Source data:
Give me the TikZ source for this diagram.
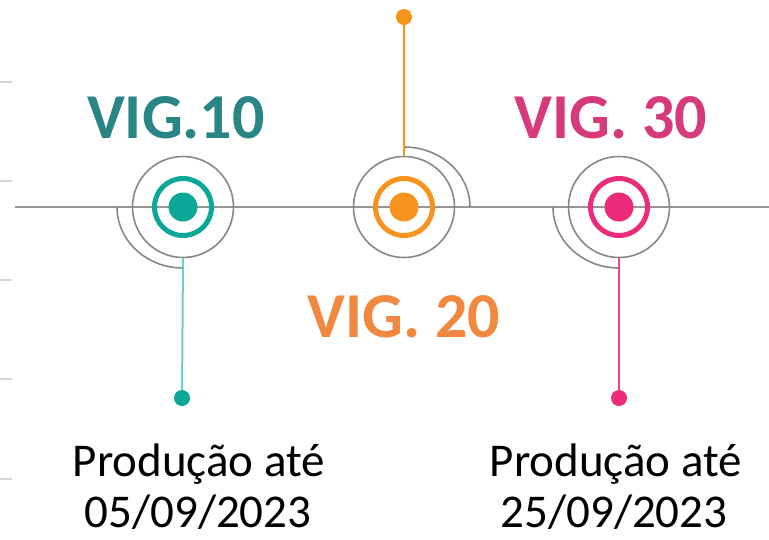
\documentclass[tikz,border=0pt]{standalone}
\usepackage{fontspec}
\setmainfont{Carlito}
\definecolor{tealtxt}{RGB}{42,133,133}
\definecolor{tealc}{RGB}{11,168,154}
\definecolor{teall}{RGB}{110,205,196}
\definecolor{orgtxt}{RGB}{240,136,64}
\definecolor{orgc}{RGB}{247,148,29}
\definecolor{pnktxt}{RGB}{214,58,123}
\definecolor{pnkc}{RGB}{236,44,122}
\definecolor{pnkl}{RGB}{236,70,135}
\definecolor{gline}{RGB}{150,150,150}
\definecolor{gcirc}{RGB}{135,135,135}
\definecolor{tick}{RGB}{215,215,215}
\tikzset{
  ring/.style={circle, draw=#1, line width=5pt, minimum size=57pt, inner sep=0pt},
  core/.style={circle, fill=#1, minimum size=29pt, inner sep=0pt},
  halo/.style={circle, draw=gcirc, line width=1.6pt, minimum size=101pt, inner sep=0pt},
  pin/.style={circle, fill=#1, minimum size=16pt, inner sep=0pt},
  vig/.style={font=\fontsize{64}{64}\selectfont\bfseries, text=#1, anchor=base, inner sep=0pt},
  prod/.style={font=\fontsize{47}{54}\selectfont, anchor=base, inner sep=0pt},
  arcl/.style={draw=gcirc, line width=1.6pt},
  stem/.style={line width=2pt, draw=#1},
  ticks/.style={draw=tick, line width=1.2pt}
}
\begin{document}
\begin{tikzpicture}[x=1pt,y=-1pt]
\useasboundingbox (0,0) rectangle (769,539);
% left ticks
\foreach \yy in {82,181,280,379,479} \draw[ticks] (0,\yy) -- (12,\yy);
% main line
\coordinate (L) at (15,207);
\coordinate (R) at (769,207);
\draw[draw=gline, line width=2pt] (L) -- (R);
% node 1
\node[halo] (h1) at (183,207) {};
\node[ring=tealc] (r1) at (183,207) {};
\node[core=tealc] (c1) at (183,207) {};
\node[pin=tealc] (p1) at (182,398) {};
\draw[arcl] (117,207) arc[start angle=180, end angle=90, x radius=66, y radius=61];
\draw[stem=teall] (h1.south) -- (p1);
% node 2
\node[halo] (h2) at (404,207) {};
\node[ring=orgc] (r2) at (404,207) {};
\node[core=orgc] (c2) at (404,207) {};
\node[pin=orgc] (p2) at (404,17) {};
\draw[arcl] (404,147) arc[start angle=270, end angle=360, x radius=66, y radius=60];
\draw[stem=orgc] (h2.north) -- (p2);
% node 3
\node[halo] (h3) at (619,207) {};
\node[ring=pnkc] (r3) at (619,207) {};
\node[core=pnkc] (c3) at (619,207) {};
\node[pin=pnkc] (p3) at (619,398) {};
\draw[arcl] (553,207) arc[start angle=180, end angle=90, x radius=66, y radius=61];
\draw[stem=pnkl] (h3.south) -- (p3);
% labels
\node[vig=tealtxt] (t1) at (176,138) {VIG.10};
\node[vig=orgtxt] (t2) at (404,337) {VIG. 20};
\node[vig=pnktxt] (t3) at (611,138) {VIG. 30};
\node[prod] (d1a) at (199,476) {Produção até};
\node[prod] (d1b) at (198,527) {05/09/2023};
\node[prod] (d3a) at (616,476) {Produção até};
\node[prod] (d3b) at (614,527) {25/09/2023};
\end{tikzpicture}
\end{document}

What needs to be done:
Each line of the material must be retyped exactly, except that images are omitted.

Finished answer:
Give me the TikZ source for this diagram.
\documentclass[tikz,border=0pt]{standalone}
\usepackage{fontspec}
\setmainfont{Carlito}
\definecolor{tealtxt}{RGB}{42,133,133}
\definecolor{tealc}{RGB}{11,168,154}
\definecolor{teall}{RGB}{110,205,196}
\definecolor{orgtxt}{RGB}{240,136,64}
\definecolor{orgc}{RGB}{247,148,29}
\definecolor{pnktxt}{RGB}{214,58,123}
\definecolor{pnkc}{RGB}{236,44,122}
\definecolor{pnkl}{RGB}{236,70,135}
\definecolor{gline}{RGB}{150,150,150}
\definecolor{gcirc}{RGB}{135,135,135}
\definecolor{tick}{RGB}{215,215,215}
\tikzset{
  ring/.style={circle, draw=#1, line width=5pt, minimum size=57pt, inner sep=0pt},
  core/.style={circle, fill=#1, minimum size=29pt, inner sep=0pt},
  halo/.style={circle, draw=gcirc, line width=1.6pt, minimum size=101pt, inner sep=0pt},
  pin/.style={circle, fill=#1, minimum size=16pt, inner sep=0pt},
  vig/.style={font=\fontsize{64}{64}\selectfont\bfseries, text=#1, anchor=base, inner sep=0pt},
  prod/.style={font=\fontsize{47}{54}\selectfont, anchor=base, inner sep=0pt},
  arcl/.style={draw=gcirc, line width=1.6pt},
  stem/.style={line width=2pt, draw=#1},
  ticks/.style={draw=tick, line width=1.2pt}
}
\begin{document}
\begin{tikzpicture}[x=1pt,y=-1pt]
\useasboundingbox (0,0) rectangle (769,539);
% left ticks
\foreach \yy in {82,181,280,379,479} \draw[ticks] (0,\yy) -- (12,\yy);
% main line
\coordinate (L) at (15,207);
\coordinate (R) at (769,207);
\draw[draw=gline, line width=2pt] (L) -- (R);
% node 1
\node[halo] (h1) at (183,207) {};
\node[ring=tealc] (r1) at (183,207) {};
\node[core=tealc] (c1) at (183,207) {};
\node[pin=tealc] (p1) at (182,398) {};
\draw[arcl] (117,207) arc[start angle=180, end angle=90, x radius=66, y radius=61];
\draw[stem=teall] (h1.south) -- (p1);
% node 2
\node[halo] (h2) at (404,207) {};
\node[ring=orgc] (r2) at (404,207) {};
\node[core=orgc] (c2) at (404,207) {};
\node[pin=orgc] (p2) at (404,17) {};
\draw[arcl] (404,147) arc[start angle=270, end angle=360, x radius=66, y radius=60];
\draw[stem=orgc] (h2.north) -- (p2);
% node 3
\node[halo] (h3) at (619,207) {};
\node[ring=pnkc] (r3) at (619,207) {};
\node[core=pnkc] (c3) at (619,207) {};
\node[pin=pnkc] (p3) at (619,398) {};
\draw[arcl] (553,207) arc[start angle=180, end angle=90, x radius=66, y radius=61];
\draw[stem=pnkl] (h3.south) -- (p3);
% labels
\node[vig=tealtxt] (t1) at (176,138) {VIG.10};
\node[vig=orgtxt] (t2) at (404,337) {VIG. 20};
\node[vig=pnktxt] (t3) at (611,138) {VIG. 30};
\node[prod] (d1a) at (199,476) {Produção até};
\node[prod] (d1b) at (198,527) {05/09/2023};
\node[prod] (d3a) at (616,476) {Produção até};
\node[prod] (d3b) at (614,527) {25/09/2023};
\end{tikzpicture}
\end{document}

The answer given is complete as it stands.